I think my task today, right now, is to just try and be happy in those moments. To laugh at the spectacle of trying to get ready while two babies literally pull my skin (Did I mention that while I was fixing the Lego, Nolan pinched my inner thigh with his little razor talons!?). To be grateful I have a big house to clean instead of bemoaning the fact that there's alway something else to do. To remember my friends who have hoped and prayed and cried for babies when I would rather hide from mine.

It's cliche to say that I will miss this some day, and it's also cliche to say that I hate when people say I will miss this some day. But I know I will. I look at the way my mom craves holding my babies and misses her kids scattered across the United States. Even though the newborn stage is usually horrible for me at the time, riddled with postpartum depression and unsuccessful breastfeeding and the kind of exhaustion that will truly make you insane, when I see someone cuddling a velvety newborn into their chest, or watch those sweet, new mouths moving in their sleep, I want to be there again.

So I am going to try again to recognize the small blessings in the madness. I will try again, and again, and again.

Wednesday, November 9, 2016

NaNoWriMo Dropout

You guys, I have a confession.

I can't finish my novel by the end of November.

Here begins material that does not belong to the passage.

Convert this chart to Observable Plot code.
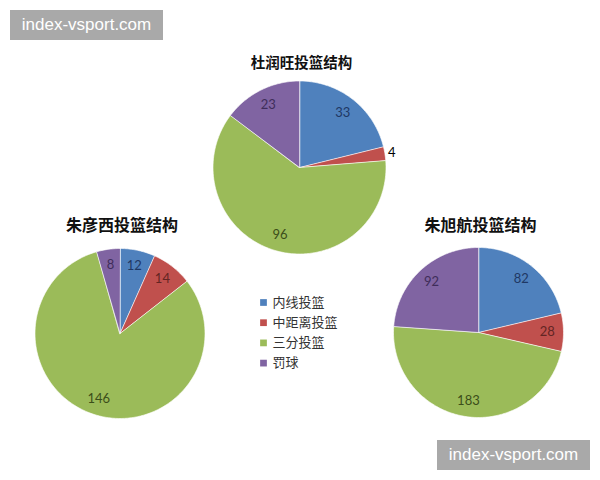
<!DOCTYPE html>
<html>
<head>
<meta charset="utf-8">
<script src="https://cdn.jsdelivr.net/npm/d3@7"></script>
<script src="https://cdn.jsdelivr.net/npm/@observablehq/plot@0.6"></script>
<style>
  html, body { margin: 0; padding: 0; background: #fff; }
  #wrap { position: relative; width: 600px; height: 480px; overflow: hidden; }
  .wm { position: absolute; background: #a9a9a9; color: #fff; font-family: "Liberation Sans", Arial, sans-serif; font-size: 17px; line-height: 30px; text-align: center; width: 153px; height: 30px; }
</style>
</head>
<body>
<div id="wrap">
  <div id="chart"></div>
  <div class="wm" style="left:10px; top:10px;">index-vsport.com</div>
  <div class="wm" style="left:437px; top:440px;">index-vsport.com</div>
</div>
<script>
// ---- data ----
const categories = ["内线投篮", "中距离投篮", "三分投篮", "罚球"];
const titles = ["杜润旺投篮结构", "朱彦西投篮结构", "朱旭航投篮结构"];
const duRunwang = [33, 4, 96, 23];
const zhuYanxi = [12, 14, 146, 8];
const zhuXuhang = [82, 28, 183, 92];
const series = [duRunwang, zhuYanxi, zhuXuhang];

// ---- styles / layout ----
const sliceColors = ["#4f81bd", "#c0504d", "#9bbb59", "#8064a2"];
const labelColors = ["#1f3864", "#632523", "#3b4e1a", "#3f2d5a"];
const layout = [
  {cx: 299, cy: 167, r: 86.5, ty: 63, tsize: 14.5},
  {cx: 119.5, cy: 333, r: 85, ty: 225, tsize: 16},
  {cx: 478, cy: 332, r: 85, ty: 225, tsize: 16}
];
const legend = {x: 263, y: 302, dy: 20.2};
const font = "Lato, 'Noto Sans CJK SC', sans-serif";

// ---- derived geometry ----
const polys = [];
const labels = [];
const titleRows = [];
series.forEach((vals, pi) => {
  const L = layout[pi];
  const total = d3.sum(vals);
  const arcs = d3.pie().sort(null).value(d => d)(vals);
  arcs.forEach((a, i) => {
    const id = pi + "-" + i;
    polys.push({id, cat: categories[i], x: L.cx, y: L.cy});
    const n = Math.max(2, Math.ceil((a.endAngle - a.startAngle) / (Math.PI / 180)));
    for (let k = 0; k <= n; k++) {
      const t = a.startAngle + (a.endAngle - a.startAngle) * k / n;
      polys.push({id, cat: categories[i], x: L.cx + L.r * Math.sin(t), y: L.cy - L.r * Math.cos(t)});
    }
    const mid = (a.startAngle + a.endAngle) / 2;
    const outside = vals[i] / total < 0.035;
    const rr = L.r * (outside ? 1.08 : 0.81);
    labels.push({
      text: String(vals[i]),
      x: L.cx + rr * Math.sin(mid),
      y: L.cy - rr * Math.cos(mid),
      color: outside ? "#000" : labelColors[i]
    });
  });
  titleRows.push({text: titles[pi], x: L.cx + 2, y: L.ty, size: L.tsize});
});
const legendRows = categories.map((c, i) => ({cat: c, x: legend.x, y: legend.y + i * legend.dy}));

const chart = Plot.plot({
  width: 600,
  height: 480,
  margin: 0,
  style: {fontFamily: font, background: "transparent"},
  x: {domain: [0, 600], range: [0, 600], axis: null},
  y: {domain: [0, 480], range: [0, 480], axis: null},
  color: {domain: categories, range: sliceColors},
  marks: [
    Plot.line(polys, {x: "x", y: "y", z: "id", fill: "cat", stroke: "#ffffff", strokeWidth: 0.8, strokeOpacity: 0.8, curve: "linear-closed"}),
    Plot.text(labels, {x: "x", y: "y", text: "text", fill: d => d.color, fontSize: 13, fontFamily: font}),
    ...titleRows.map(t => Plot.text([t], {x: "x", y: "y", text: "text", fill: "#111", fontSize: t.size, fontWeight: "bold", fontFamily: "'Noto Sans CJK SC', sans-serif"})),
    Plot.dot(legendRows, {x: "x", y: "y", fill: "cat", symbol: "square", r: 3.8}),
    Plot.text(legendRows, {x: d => d.x + 9, y: "y", text: "cat", textAnchor: "start", fill: "#333", fontSize: 13, fontFamily: "'Noto Sans CJK SC', sans-serif"})
  ]
});
document.getElementById("chart").appendChild(chart);
</script>
</body>
</html>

It's so easy to get caught up in the fun of NaNoWriMo, to vow to myself that I will finish a novel in just thirty days, that my house and my children and my sanity can wait.

But guess what? They can't.

I am not happy in a messy house. I'm not happy when I don't sleep or exercise. My children are not happy when I tell them, "Just a few more words!" And I am SO not happy when I'm not reading for fun.

Not to mention, I have a birthday party to plan, a trip out of state for Thanksgiving, and tons of other responsibilities that I don't want to ignore .

But here's the thing. I am going to finish my novel. It's just going to take longer than thirty days.

The whole principle of NaNoWriMo is that you need a deadline to really get into something. And I don't deny that. I have never finished a novel, and writing is always what gets pushed to the back of the line for me. I mean, hello, it's been two months since I've written on this blog.

But I am going to finish this rough draft. I have my own deadline imposed -- at least 500 words a day on the novel. That gives me time to work on other writing projects, read a book, exercise, pay attention to my family, and not live in a dirt heap.

Those of you continuing on, I am so impressed! I am sure you are doing great things! I'm okay with not being just like you.

It's going to take me a little longer, but one of these days I am going to have a novel under my belt.